▶

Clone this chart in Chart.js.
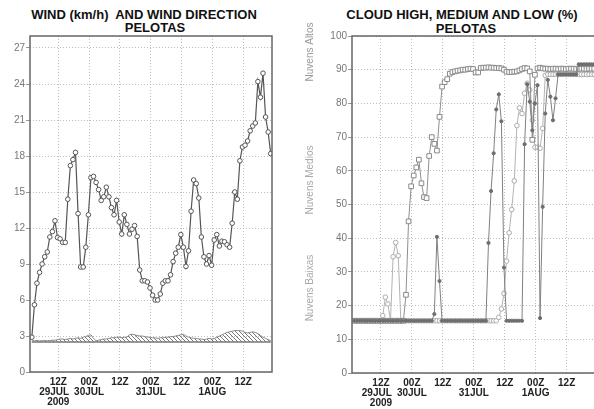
<!DOCTYPE html>
<html>
<head>
<meta charset="utf-8">
<script src="https://cdn.jsdelivr.net/npm/chart.js@4.4.1/dist/chart.umd.min.js"></script>
<style>
  body { margin: 0; background: #fff; overflow: hidden; width: 594px; height: 409px; position: relative; font-family: "Liberation Sans", Arial, sans-serif; }
  canvas { position: absolute; top: 0; }
  .title { position: absolute; width: 300px; text-align: center; font-weight: bold; font-size: 13px; line-height: 14px; color: #111; white-space: pre; }
</style>
</head>
<body>
<div class="title" style="left:-6px;top:8px">WIND (km/h)  AND WIND DIRECTION</div>
<div class="title" style="left:5px;top:21px">PELOTAS</div>
<div class="title" style="left:312px;top:8px">CLOUD HIGH, MEDIUM AND LOW (%)</div>
<div class="title" style="left:316px;top:22px">PELOTAS</div>
<canvas id="wind" width="290" height="409" style="left:0"></canvas>
<canvas id="cloud" width="304" height="409" style="left:296px"></canvas>
<script>
// hourly model output, hours counted from 00Z 29JUL 2009
const START = 1.7;
const tickHours = [12, 24, 36, 48, 60, 72, 84];
const tickLabels = [['12Z', '29JUL   ', '2009'], ['00Z', '30JUL'], ['12Z'], ['00Z', '31JUL'], ['12Z'], ['00Z', '1AUG'], ['12Z']];
const windTicks = [0, 3, 6, 9, 12, 15, 18, 21, 24, 27];
const cloudTicks = [0, 10, 20, 30, 40, 50, 60, 70, 80, 90, 100];
const cloudNames = ['Nuvens Altos', 'Nuvens Medios', 'Nuvens Baixas'];

// wind speed (km/h)
const wind = [2.9, 5.6, 7.4, 8.3, 9.0, 9.6, 10.0, 11.25, 11.7, 12.6,
  11.2, 11.1, 10.8, 10.8, 14.4, 17.2, 17.7, 18.3, 13.2, 8.75,
  8.75, 10.4, 13.1, 16.2, 16.3, 15.8, 15.2, 14.3, 14.6, 15.4,
  14.6, 13.7, 13.1, 14.3, 12.5, 11.5, 13.1, 12.3, 11.5, 11.9,
  12.2, 11.3, 8.5, 7.6, 7.6, 7.5, 7.0, 6.4, 6.0, 6.0,
  6.5, 7.4, 7.6, 7.6, 8.1, 9.2, 9.9, 10.4, 11.45, 10.4,
  8.8, 10.1, 13.4, 16.0, 15.7, 14.5, 11.25, 9.6, 9.0, 9.7,
  8.9, 11.0, 11.45, 10.5, 10.9, 10.85, 10.6, 10.4, 12.4, 15.0,
  14.4, 17.6, 18.75, 18.9, 19.25, 20.1, 20.5, 20.75, 24.2, 22.9,
  24.9, 21.25, 20.0, 18.2];

// top of the wind direction band (base at 2.5)
const dirBase = 2.5;
const windDir = [2.6, 2.6, 2.62, 2.6, 2.6, 2.62, 2.6, 2.62, 2.65, 2.65,
  2.7, 2.75, 2.75, 2.7, 2.75, 2.8, 2.75, 2.8, 2.85, 2.8,
  2.9, 2.95, 3.05, 3.1, 2.8, 2.6, 2.65, 2.7, 2.75, 2.75,
  2.8, 2.85, 2.85, 2.9, 2.9, 2.85, 2.9, 2.9, 3.1, 3.15,
  3.1, 3.05, 3.0, 3.0, 2.95, 2.9, 2.9, 2.85, 2.85, 2.8,
  2.85, 2.85, 2.9, 2.9, 2.95, 2.95, 3.0, 3.05, 3.1, 3.15,
  3.0, 2.9, 2.85, 2.8, 2.8, 2.75, 2.75, 2.7, 2.75, 2.8,
  2.75, 2.8, 2.9, 3.0, 3.1, 3.2, 3.3, 3.35, 3.4, 3.45,
  3.45, 3.45, 3.4, 3.3, 3.25, 3.3, 3.35, 3.3, 3.2, 3.05,
  2.9, 2.8, 2.7, 2.6];

// cloud cover (%)
const cloudHigh = [15.5, 15.5, 15.5, 15.5, 15.5, 15.5, 15.5, 15.5, 15.5, 15.5,
  15.5, 15.5, 15.5, 15.5, 15.5, 15.5, 15.5, 15.5, 15.5, 15.5,
  23.2, 45, 55.4, 58.6, 61, 63.3, 56.3, 52.2, 51.9, 64.4,
  70, 68, 66, 76, 85, 86.3, 87.2, 88.8, 89.3, 89.5,
  89.7, 89.8, 90, 90, 90.2, 90.3, 90.2, 89.2, 89.2, 90.5,
  90.6, 90.6, 90.7, 90.6, 90.6, 90.5, 90.5, 90.4, 90, 89.4,
  89.3, 89.3, 89.4, 89.5, 89.8, 90.2, 90.5, 90.4, 89.5, 69.2,
  88.5, 90.4, 90.6, 90.4, 90.3, 90.3, 90.2, 90.3, 90.3, 90.2,
  90.3, 90.3, 90.2, 90.3, 90.3, 90.3, 90.2, 90.3, 90.3, 90.3,
  90.2, 90.3, 90.3, 90.3];
const cloudMedium = [15.5, 15.5, 15.5, 15.5, 15.5, 15.5, 15.5, 15.5, 15.5, 15.5,
  15.5, 17.0, 22.5, 20.5, 15.5, 34.5, 38.7, 34.8, 15.5, 15.5,
  15.5, 15.5, 15.5, 15.5, 15.5, 15.5, 15.5, 15.5, 15.5, 15.5,
  15.5, 15.5, 15.5, 15.5, 15.5, 15.5, 15.5, 15.5, 15.5, 15.5,
  15.5, 15.5, 15.5, 15.5, 15.5, 15.5, 15.5, 15.5, 15.5, 15.5,
  15.5, 15.5, 15.5, 15.5, 15.5, 15.5, 16.5, 19, 23.6, 33.2,
  41.6, 48.5, 57, 73.4, 78.7, 77, 83, 86, 84, 75,
  67, 67, 66.7, 72.6, 88.3, 88.6, 88.6, 88.6, 88.6, 88.6,
  88.6, 88.6, 88.6, 88.6, 88.6, 88.6, 88.6, 88.6, 88.6, 88.6,
  88.6, 88.6, 88.6, 88.6];
const cloudLow = [15.5, 15.5, 15.5, 15.5, 15.5, 15.5, 15.5, 15.5, 15.5, 15.5,
  15.5, 15.5, 15.5, 15.5, 15.5, 15.5, 15.5, 15.5, 15.5, 15.5,
  15.5, 15.5, 15.5, 15.5, 15.5, 15.5, 15.5, 15.5, 15.5, 15.5,
  15.5, 17.5, 40.4, 27.3, 15.5, 15.5, 15.5, 15.5, 15.5, 15.5,
  15.5, 15.5, 15.5, 15.5, 15.5, 15.5, 15.5, 15.5, 15.5, 15.5,
  15.5, 15.5, 38.6, 54, 65.2, 78.2, 82.7, 74.7, 31.3, 15.5,
  15.5, 15.5, 15.5, 15.5, 15.5, 15.5, 67.9, 85.7, 80.5, 72,
  80, 85.4, 16.3, 49.3, 77, 87, 82, 75, 81.5, 88.6,
  88.6, 88.6, 88.6, 88.6, 88.6, 88.6, 88.6, 91.6, 91.6, 91.6,
  91.6, 91.6, 91.6, 91.6];

const hours = wind.map((v, i) => START + i);
const pts = arr => arr.map((v, i) => ({ x: hours[i], y: v }));

function hatch() {
  const c = document.createElement('canvas');
  c.width = 4; c.height = 4;
  const g = c.getContext('2d');
  g.strokeStyle = '#777';
  g.lineWidth = 1;
  g.beginPath();
  g.moveTo(0, 0); g.lineTo(4, 4);
  g.moveTo(-1, 3); g.lineTo(1, 5);
  g.moveTo(3, -1); g.lineTo(5, 1);
  g.stroke();
  return g.createPattern(c, 'repeat');
}

const tickFont = { family: 'Liberation Sans', size: 10 };

function xAxis(min, max, h) {
  return {
    type: 'linear', min: min, max: max,
    afterBuildTicks: s => { s.ticks = tickHours.map(v => ({ value: v })); },
    afterFit: s => { s.height = h; },
    grid: { color: '#bdbdbd', drawTicks: false },
    border: { display: false, dash: [1, 2] },
    ticks: {
      autoSkip: false, maxRotation: 0, padding: 5, color: '#222',
      font: { family: 'Liberation Sans', size: 10, weight: 'bold', lineHeight: 1.0 },
      callback: (v, i) => tickLabels[i]
    }
  };
}

function yAxis(min, max, ticks, w) {
  return {
    min: min, max: max,
    afterBuildTicks: s => { s.ticks = ticks.map(v => ({ value: v })); },
    afterFit: s => { s.width = w; },
    grid: { color: '#bdbdbd', tickColor: '#999', tickLength: 4 },
    border: { display: false, dash: [1, 2] },
    ticks: { padding: 1, color: '#777', font: tickFont }
  };
}

const frame = {
  id: 'frame',
  afterDatasetsDraw(chart) {
    const { ctx, chartArea: a } = chart;
    ctx.save();
    ctx.strokeStyle = '#666';
    ctx.lineWidth = 1.5;
    ctx.strokeRect(a.left, a.top, a.right - a.left, a.bottom - a.top);
    ctx.restore();
  }
};

const names = {
  id: 'names',
  afterDraw(chart) {
    const ctx = chart.ctx;
    const ys = [52, 180, 288];
    const cols = ['#999', '#aaa', '#aaa'];
    ctx.save();
    ctx.font = '10px "Liberation Sans"';
    ctx.textAlign = 'center';
    ctx.textBaseline = 'middle';
    cloudNames.forEach((n, i) => {
      ctx.save();
      ctx.translate(14, ys[i]);
      ctx.rotate(-Math.PI / 2);
      ctx.fillStyle = cols[i];
      ctx.fillText(n, 0, 0);
      ctx.restore();
    });
    ctx.restore();
  }
};

const common = {
  responsive: false,
  animation: false,
  devicePixelRatio: 1,
  plugins: { legend: { display: false }, tooltip: { enabled: false } },
  elements: { line: { tension: 0 } }
};

new Chart(document.getElementById('wind'), {
  type: 'line',
  data: {
    datasets: [
      {
        data: pts(wind), borderColor: '#555', borderWidth: 1.2,
        pointRadius: 2.3, pointBackgroundColor: '#fff', pointBorderColor: '#555', pointBorderWidth: 1
      },
      {
        data: pts(windDir), borderColor: '#888', borderWidth: 1, pointRadius: 0,
        fill: { value: dirBase }, backgroundColor: hatch()
      },
      {
        data: [{ x: hours[0], y: dirBase }, { x: hours[hours.length - 1], y: dirBase }],
        borderColor: '#777', borderWidth: 1.5, pointRadius: 0
      }
    ]
  },
  options: Object.assign({}, common, {
    layout: { padding: { left: 0, top: 36, right: 18, bottom: 0 } },
    scales: {
      x: xAxis(0.98, 95.2, 37),
      y: yAxis(0, 28, windTicks, 30)
    }
  }),
  plugins: [frame]
});

new Chart(document.getElementById('cloud'), {
  type: 'line',
  data: {
    datasets: [
      {
        label: cloudNames[2], data: pts(cloudLow), borderColor: '#808080', borderWidth: 1,
        pointStyle: 'circle', pointRadius: 1.6, pointBackgroundColor: '#6e6e6e', pointBorderColor: '#6e6e6e'
      },
      {
        label: cloudNames[0], data: pts(cloudHigh), borderColor: '#8f8f8f', borderWidth: 1,
        pointStyle: 'rect', pointRadius: 3.3, pointBackgroundColor: '#fff', pointBorderColor: '#8a8a8a', pointBorderWidth: 1
      },
      {
        label: cloudNames[1], data: pts(cloudMedium), borderColor: '#b3b3b3', borderWidth: 1,
        pointStyle: 'circle', pointRadius: 2.3, pointBackgroundColor: '#fff', pointBorderColor: '#aaa', pointBorderWidth: 1
      }
    ]
  },
  options: Object.assign({}, common, {
    layout: { padding: { left: 0, top: 36, right: 4.5, bottom: 0 } },
    scales: {
      x: xAxis(0.77, 95.0, 36),
      y: yAxis(0, 100, cloudTicks, 56)
    }
  }),
  plugins: [frame, names]
});
</script>
</body>
</html>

◀

▶ [Problem to solve]: Leave out any pictures, please, and quote only the lines from the top of the data through the line that contains "const cloudNames = ['Nuvens".

▶ [Answer]:
Clone this chart in Chart.js.
<!DOCTYPE html>
<html>
<head>
<meta charset="utf-8">
<script src="https://cdn.jsdelivr.net/npm/chart.js@4.4.1/dist/chart.umd.min.js"></script>
<style>
  body { margin: 0; background: #fff; overflow: hidden; width: 594px; height: 409px; position: relative; font-family: "Liberation Sans", Arial, sans-serif; }
  canvas { position: absolute; top: 0; }
  .title { position: absolute; width: 300px; text-align: center; font-weight: bold; font-size: 13px; line-height: 14px; color: #111; white-space: pre; }
</style>
</head>
<body>
<div class="title" style="left:-6px;top:8px">WIND (km/h)  AND WIND DIRECTION</div>
<div class="title" style="left:5px;top:21px">PELOTAS</div>
<div class="title" style="left:312px;top:8px">CLOUD HIGH, MEDIUM AND LOW (%)</div>
<div class="title" style="left:316px;top:22px">PELOTAS</div>
<canvas id="wind" width="290" height="409" style="left:0"></canvas>
<canvas id="cloud" width="304" height="409" style="left:296px"></canvas>
<script>
// hourly model output, hours counted from 00Z 29JUL 2009
const START = 1.7;
const tickHours = [12, 24, 36, 48, 60, 72, 84];
const tickLabels = [['12Z', '29JUL   ', '2009'], ['00Z', '30JUL'], ['12Z'], ['00Z', '31JUL'], ['12Z'], ['00Z', '1AUG'], ['12Z']];
const windTicks = [0, 3, 6, 9, 12, 15, 18, 21, 24, 27];
const cloudTicks = [0, 10, 20, 30, 40, 50, 60, 70, 80, 90, 100];
const cloudNames = ['Nuvens Altos', 'Nuvens Medios', 'Nuvens Baixas'];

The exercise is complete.